J.K. Rowling has created Pottermore, a free to use Web site taking readers right into Hogwarts, as a way of thanking her fans and paying them back for their contributions to the book. Rowling announced the news in a press conference at the Victoria and Albert Museum in London on Thursday. To be launched on July 31, Harry Potter’s birthday, the site gives users access to roam in Harry's world, to uncover back stories and other additional material written by Rowling from notes of hers from the time of first writing the stories as well as those written subsequently. “Find your house by answering random questions posed by the sorting hat” and “choose your own wand from Ollivander’s" are just two of the activities. Fans can join in by submitting comments, drawings and other content; “Pottermore has been designed as a place to share the stories with your friends as you journey through the site,” Rowling said. When the site goes live, one million of those who have signed up will have the opportunity to join in shaping the final details.

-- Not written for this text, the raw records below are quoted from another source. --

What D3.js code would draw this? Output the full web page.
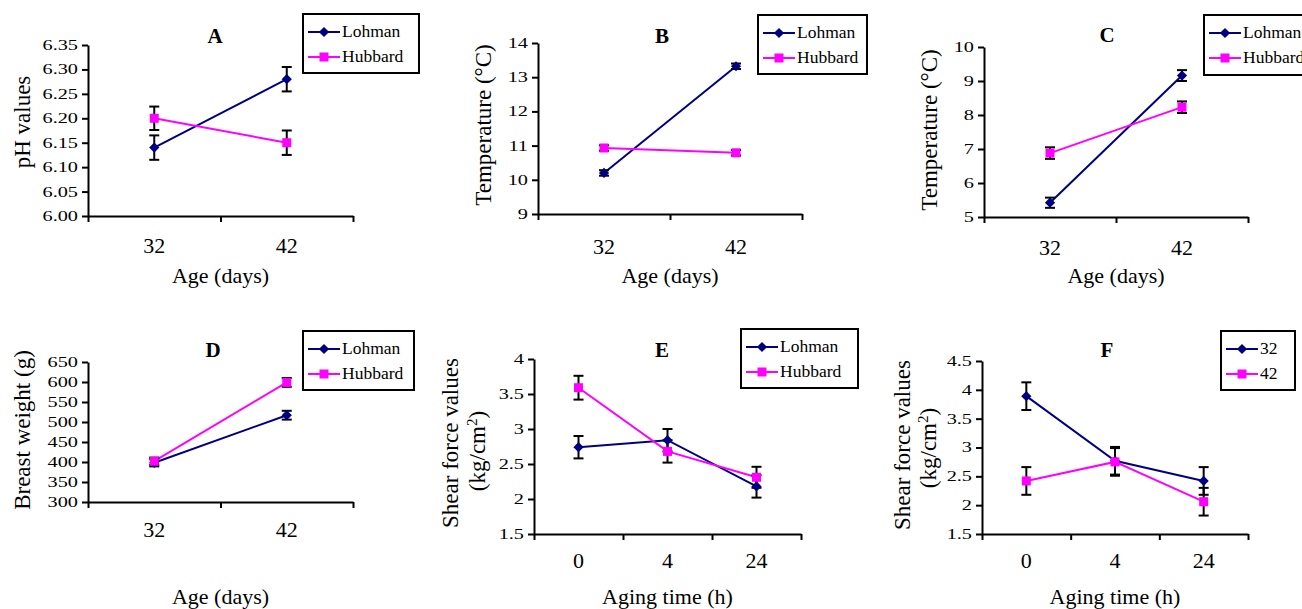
<!DOCTYPE html>
<html>
<head>
<meta charset="utf-8">
<script src="https://d3js.org/d3.v7.min.js"></script>
<style>
  body { margin: 0; background: #fff; }
  svg text { font-family: "Liberation Serif", "Times New Roman", serif; fill: #000; }
</style>
</head>
<body>
<svg id="chart" width="1302" height="609"></svg>
<script>
// categories
var ageDays = ["32", "42"];
var agingHours = ["0", "4", "24"];

// A: pH values
var phTicks = [6.00, 6.05, 6.10, 6.15, 6.20, 6.25, 6.30, 6.35];
var phLohman = [6.14, 6.28];
var phLohmanErr = [0.025, 0.025];
var phHubbard = [6.20, 6.15];
var phHubbardErr = [0.024, 0.025];

// B: temperature
var tempBTicks = [9, 10, 11, 12, 13, 14];
var tempBLohman = [10.20, 13.32];
var tempBLohmanErr = [0.08, 0.08];
var tempBHubbard = [10.93, 10.79];
var tempBHubbardErr = [0.08, 0.08];

// C: temperature
var tempCTicks = [5, 6, 7, 8, 9, 10];
var tempCLohman = [5.42, 9.16];
var tempCLohmanErr = [0.15, 0.16];
var tempCHubbard = [6.88, 8.23];
var tempCHubbardErr = [0.17, 0.17];

// D: breast weight
var weightTicks = [300, 350, 400, 450, 500, 550, 600, 650];
var weightLohman = [398, 517];
var weightLohmanErr = [9, 11];
var weightHubbard = [402, 599];
var weightHubbardErr = [9, 11];

// E: shear force by strain
var shearTicks = [1.5, 2, 2.5, 3, 3.5, 4];
var shearLohman = [2.74, 2.84, 2.18];
var shearLohmanErr = [0.16, 0.16, 0.16];
var shearHubbard = [3.59, 2.68, 2.31];
var shearHubbardErr = [0.17, 0.16, 0.15];

// F: shear force by age
var shearAgeTicks = [1.5, 2, 2.5, 3, 3.5, 4, 4.5];
var shear32 = [3.89, 2.77, 2.42];
var shear32Err = [0.24, 0.24, 0.24];
var shear42 = [2.42, 2.75, 2.06];
var shear42Err = [0.24, 0.24, 0.24];

var NAVY = "#000080";
var MAGENTA = "#ff00ff";
var Y_STRETCH = 1.45;   // tick labels on the value axis are wider than tall

var fmtNum = function (d) { return String(+d.toFixed(2)); };

function pair(nameA, valA, errA, nameB, valB, errB) {
    return [
        { name: nameA, values: valA, errors: errA, color: NAVY, marker: "diamond" },
        { name: nameB, values: valB, errors: errB, color: MAGENTA, marker: "square" }
    ];
}

var panels = [
    { title: "A", cats: ageDays, yTicks: phTicks, yFmt: d3.format(".2f"),
      yLabel: ["pH values"], xLabel: "Age (days)",
      series: pair("Lohman", phLohman, phLohmanErr, "Hubbard", phHubbard, phHubbardErr),
      box: { x0: 88, x1: 353, y0: 45, y1: 216 }, legend: { x: 303, y: 14, w: 116, h: 59 },
      titleAt: [215, 43], xTickY: 37, xTitleY: 283, yLabelAt: [[30, 122]] },
    { title: "B", cats: ageDays, yTicks: tempBTicks, yFmt: fmtNum,
      yLabel: ["Temperature (°C)"], xLabel: "Age (days)",
      series: pair("Lohman", tempBLohman, tempBLohmanErr, "Hubbard", tempBHubbard, tempBHubbardErr),
      box: { x0: 538, x1: 802, y0: 43, y1: 214 }, legend: { x: 758, y: 15, w: 109, h: 59 },
      titleAt: [662, 43], xTickY: 40, xTitleY: 283, yLabelAt: [[491, 125]] },
    { title: "C", cats: ageDays, yTicks: tempCTicks, yFmt: fmtNum,
      yLabel: ["Temperature (°C)"], xLabel: "Age (days)",
      series: pair("Lohman", tempCLohman, tempCLohmanErr, "Hubbard", tempCHubbard, tempCHubbardErr),
      box: { x0: 984, x1: 1248, y0: 47, y1: 217 }, legend: { x: 1204, y: 15, w: 120, h: 60 },
      titleAt: [1107, 42], xTickY: 38, xTitleY: 283, yLabelAt: [[937, 130]] },
    { title: "D", cats: ageDays, yTicks: weightTicks, yFmt: fmtNum,
      yLabel: ["Breast weight (g)"], xLabel: "Age (days)",
      series: pair("Lohman", weightLohman, weightLohmanErr, "Hubbard", weightHubbard, weightHubbardErr),
      box: { x0: 88, x1: 353, y0: 362, y1: 502 }, legend: { x: 303, y: 331, w: 111, h: 59 },
      titleAt: [213, 357], xTickY: 35, xTitleY: 604, yLabelAt: [[30, 430]] },
    { title: "E", cats: agingHours, yTicks: shearTicks, yFmt: fmtNum,
      yLabel: ["Shear force values", "(kg/cm²)"], xLabel: "Aging time (h)",
      series: pair("Lohman", shearLohman, shearLohmanErr, "Hubbard", shearHubbard, shearHubbardErr),
      box: { x0: 534, x1: 801, y0: 359, y1: 534 }, legend: { x: 741, y: 329, w: 117, h: 59 },
      titleAt: [662, 357], xTickY: 34, xTitleY: 604, yLabelAt: [[458, 443], [485, 451]] },
    { title: "F", cats: agingHours, yTicks: shearAgeTicks, yFmt: fmtNum,
      yLabel: ["Shear force values", "(kg/cm²)"], xLabel: "Aging time (h)",
      series: pair("32", shear32, shear32Err, "42", shear42, shear42Err),
      box: { x0: 982, x1: 1248, y0: 361, y1: 534 }, legend: { x: 1221, y: 331, w: 74, h: 59 },
      titleAt: [1107, 357], xTickY: 34, xTitleY: 604, yLabelAt: [[910, 445], [936, 448]] }
];

var svg = d3.select("#chart");

function drawMarker(sel, kind, color) {
    if (kind === "diamond") {
        sel.append("path")
            .attr("d", d3.symbol(d3.symbolSquare, 52)())
            .attr("transform", "rotate(45)")
            .attr("fill", color);
    } else {
        sel.append("path")
            .attr("d", d3.symbol(d3.symbolSquare, 81)())
            .attr("fill", color);
    }
}

function labelText(sel, text) {
    // split a trailing superscript "²" into a raised tspan
    var i = text.indexOf("²");
    if (i < 0) { sel.text(text); return; }
    sel.append("tspan").text(text.slice(0, i));
    sel.append("tspan").text("2").attr("font-size", "15px").attr("dy", "-8");
    sel.append("tspan").text(text.slice(i + 1)).attr("dy", "8");
}

function drawPanel(p) {
    var g = svg.append("g");
    var b = p.box;

    var x = d3.scaleBand().domain(p.cats).range([b.x0, b.x1]);
    var xEdge = d3.scaleLinear().domain([0, p.cats.length]).range([b.x0, b.x1]);
    var y = d3.scaleLinear()
        .domain([p.yTicks[0], p.yTicks[p.yTicks.length - 1]])
        .range([b.y1, b.y0]);
    var cx = function (i) { return x(p.cats[i]) + x.bandwidth() / 2; };

    // value axis
    var yAxis = g.append("g")
        .attr("transform", "translate(" + b.x0 + ",0)")
        .call(d3.axisLeft(y).tickValues(p.yTicks).tickFormat(p.yFmt).tickSize(6).tickSizeOuter(0));
    yAxis.selectAll("text")
        .attr("x", -10 / Y_STRETCH)
        .attr("transform", "scale(" + Y_STRETCH + ",1)")
        .style("font-size", "14px");

    // category axis: ticks on the band edges, labels in the middle
    var xAxis = g.append("g")
        .attr("transform", "translate(0," + b.y1 + ")")
        .call(d3.axisBottom(xEdge).tickValues(d3.range(p.cats.length + 1))
            .tickFormat("").tickSize(6).tickSizeOuter(0));
    var xLabels = g.append("g")
        .attr("transform", "translate(0," + b.y1 + ")")
        .call(d3.axisBottom(x).tickSize(0));
    xLabels.select(".domain").remove();
    xLabels.selectAll("text").attr("y", p.xTickY).attr("dy", null).style("font-size", "22px");

    [yAxis, xAxis].forEach(function (a) {
        a.select(".domain").attr("stroke-width", 2);
        a.selectAll(".tick line").attr("stroke-width", 2);
    });

    // series lines
    var line = d3.line().x(function (d, i) { return cx(i); }).y(function (d) { return y(d); });
    p.series.forEach(function (s) {
        g.append("path").attr("d", line(s.values))
            .attr("fill", "none").attr("stroke", s.color).attr("stroke-width", 2);
    });

    // error bars
    p.series.forEach(function (s) {
        s.values.forEach(function (v, i) {
            var top = y(v + s.errors[i]), bot = y(v - s.errors[i]), px = cx(i);
            var eb = g.append("g").attr("stroke", "#000").attr("stroke-width", 2).attr("fill", "none");
            eb.append("line").attr("x1", px).attr("x2", px).attr("y1", top).attr("y2", bot);
            eb.append("line").attr("x1", px - 5).attr("x2", px + 5).attr("y1", top).attr("y2", top);
            eb.append("line").attr("x1", px - 5).attr("x2", px + 5).attr("y1", bot).attr("y2", bot);
        });
    });

    // markers
    p.series.forEach(function (s) {
        s.values.forEach(function (v, i) {
            var m = g.append("g").attr("transform", "translate(" + cx(i) + "," + y(v) + ")");
            drawMarker(m, s.marker, s.color);
        });
    });

    // panel letter
    g.append("text").attr("x", p.titleAt[0]).attr("y", p.titleAt[1])
        .attr("text-anchor", "middle").style("font-size", "21px").style("font-weight", "bold")
        .text(p.title);

    // axis titles
    g.append("text").attr("x", (b.x0 + b.x1) / 2).attr("y", p.xTitleY)
        .attr("text-anchor", "middle").style("font-size", "22px")
        .text(p.xLabel);
    p.yLabel.forEach(function (t, i) {
        var at = p.yLabelAt[i];
        var yt = g.append("text")
            .attr("transform", "translate(" + at[0] + "," + at[1] + ") rotate(-90)")
            .attr("text-anchor", "middle").style("font-size", "23px");
        labelText(yt, t);
    });

    // legend
    var L = p.legend;
    var lg = g.append("g").attr("transform", "translate(" + L.x + "," + L.y + ")");
    lg.append("rect").attr("width", L.w).attr("height", L.h)
        .attr("fill", "#fff").attr("stroke", "#000").attr("stroke-width", 2);
    p.series.forEach(function (s, i) {
        var ry = 18 + i * 25;
        lg.append("line").attr("x1", 5).attr("x2", 37).attr("y1", ry).attr("y2", ry)
            .attr("stroke", s.color).attr("stroke-width", 2);
        var m = lg.append("g").attr("transform", "translate(21," + ry + ")");
        drawMarker(m, s.marker, s.color);
        lg.append("text").attr("x", 39).attr("y", ry + 5).style("font-size", "17.5px").text(s.name);
    });
}

panels.forEach(drawPanel);
</script>
</body>
</html>
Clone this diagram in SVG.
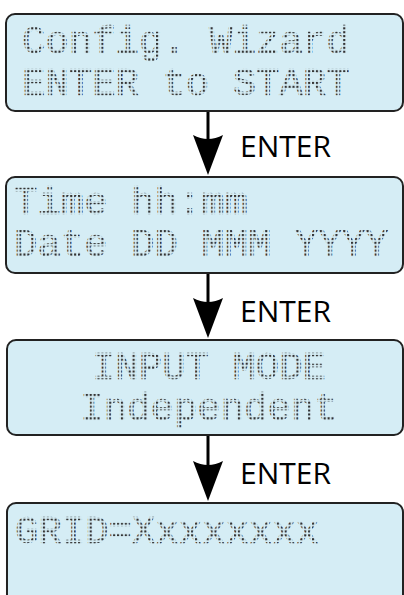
<svg xmlns="http://www.w3.org/2000/svg" width="404" height="595" viewBox="0 0 404 595">
  <style>
    .box { fill: #d5edf5; stroke: #222; stroke-width: 2; }
    .lcd { font-family: "Liberation Mono", "DejaVu Sans Mono", monospace; font-size: 39px; fill: url(#dots); stroke: url(#dots); stroke-width: 0.6; }
    .lbl { font-family: "Open Sans", "Noto Sans", sans-serif; font-size: 30px; fill: #000; }
    .conn { stroke: #000; stroke-width: 3; fill: none; }
  </style>
  <defs>
    <pattern id="dots" patternUnits="userSpaceOnUse" x="0" y="0" width="3.9" height="3.9">
      <rect x="0" y="0" width="2.1" height="2.1" fill="#333"/>
    </pattern>
    <marker id="arrow" markerUnits="userSpaceOnUse" viewBox="0 0 40 30" refX="32" refY="15" markerWidth="40" markerHeight="30" orient="auto">
      <path d="M0,0 L40,15 L0,30 Q8,15 0,0 Z" fill="#000"/>
    </marker>
  </defs>
  <g id="node1">
    <rect class="box" x="6" y="14" width="397" height="97" rx="9"/>
    <text class="lcd" x="22" y="53">Config. Wizard</text>
    <text class="lcd" x="22" y="95">ENTER to START</text>
  </g>
  <g id="node2">
    <rect class="box" x="6" y="177" width="397" height="96" rx="9"/>
    <text class="lcd" x="14" y="214">Time hh:mm</text>
    <text class="lcd" x="14" y="256">Date DD MMM YYYY</text>
  </g>
  <g id="node3">
    <rect class="box" x="7" y="340" width="396" height="95" rx="9"/>
    <text class="lcd" x="209" y="379" text-anchor="middle">INPUT MODE</text>
    <text class="lcd" x="209" y="420" text-anchor="middle">Independent</text>
  </g>
  <g id="node4">
    <rect class="box" x="7" y="503" width="396" height="120" rx="9"/>
    <text class="lcd" x="15" y="543">GRID=Xxxxxxxx</text>
  </g>
  <g id="connectors">
    <line class="conn" x1="208" y1="112" x2="208" y2="167" marker-end="url(#arrow)"/>
    <text class="lbl" x="240" y="157">ENTER</text>
    <line class="conn" x1="208" y1="274" x2="208" y2="330" marker-end="url(#arrow)"/>
    <text class="lbl" x="240" y="322">ENTER</text>
    <line class="conn" x1="208" y1="436" x2="208" y2="493" marker-end="url(#arrow)"/>
    <text class="lbl" x="240" y="484">ENTER</text>
  </g>
</svg>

When the whole site goes live in October it will house a shop which will be the exclusive outlet for digital audiobooks and e-books, which can be accessed on any platform. This brings to an end the long standing speculation about the digital future of the original titles. “Ebooks are here to stay,” Rowling said. “I love books but downloading ebooks is miraculous especially for travel and especially if you have kids. I feel great about taking Harry into this new media.”
The site will launch in English, French, German, and Spanish with more to follow.
Rowling’s new work is at the heart of the site. She said she is thrilled with it, and it has given her a way of making so much of the extra material available. Rowling, who will have added about 18,000 new words by the time all the books are on the site, said, “It’s a great way to give something back to the fans. I still receive a huge amount of stories, drawings and ideas and the site is a great way to continue the conversation.” Pottermore users can post directly on the site and Rowling indicated that she is likely to be on the site too, although pseudonymously.
Rowling, who said she came up with the Pottermore name herself, has been working with Sony on the project for the past two years. She described it as “a wonderful way of introducing a digital version of the stories for the digital generation making use of possibilities which were not around when I wrote the books.”
Harry Potter and the Philosopher’s Stone (Sorcerer’s Stone in the U.S.) will be the first title available; Harry Potter and the Chamber of Secrets will go live in early 2012.
Rowling's announcement to fans can be viewed here.
Although some are likely to see Rowling's decision to be her own publisher for her e-books as a significant one for the industry at large, Potter is a unique franchise. "Everything is different with Harry," one person involved with the Potter books observed.
In a statement, Sarah Odedina, publisher and international editor-in-chief of Bloomsbury Children’s Books, which originated the books, said, “Bloomsbury is delighted to be partnering with Pottermore in this exciting new chapter for the Harry Potter books. It brings the books and the digital age together in an innovative and unique way. Pottermore will enchant existing fans as well as introduce the Harry Potter books to new generations of readers of both the print and digital editions.” The Bloomsbury statement also said, “Bloomsbury will participate in the sale of eBooks from Pottermore, receiving a share of the revenues.”
Scholastic, Rowling’s U.S. publisher, released a statement saying, “Scholastic is proud to be a key partner in the Pottermore project, including connecting teachers and parents from our school and online channels directly to ebook sales via Pottermore and providing marketing and promotion support. We’re excited about the new content from J.K. Rowling to go along with the books. This will surely inspire more interest in the series and bring a whole new generation of readers to Harry Potter.” In addition, Scholastic said that it will receive a royalty on sales of the U.S. editions of the e-books.
A company spokesperson declined to discuss how the royalty was negotiated. Scholastic is Rowling's U.S. publisher for the Potter print books, but Rowling has always controlled digital rights. The spokesperson also said Scholastic is not ready to announce any plans it has for releasing print editions of the backlist books to tie-in with the launch of the e-books or if Scholastic will publish the new material.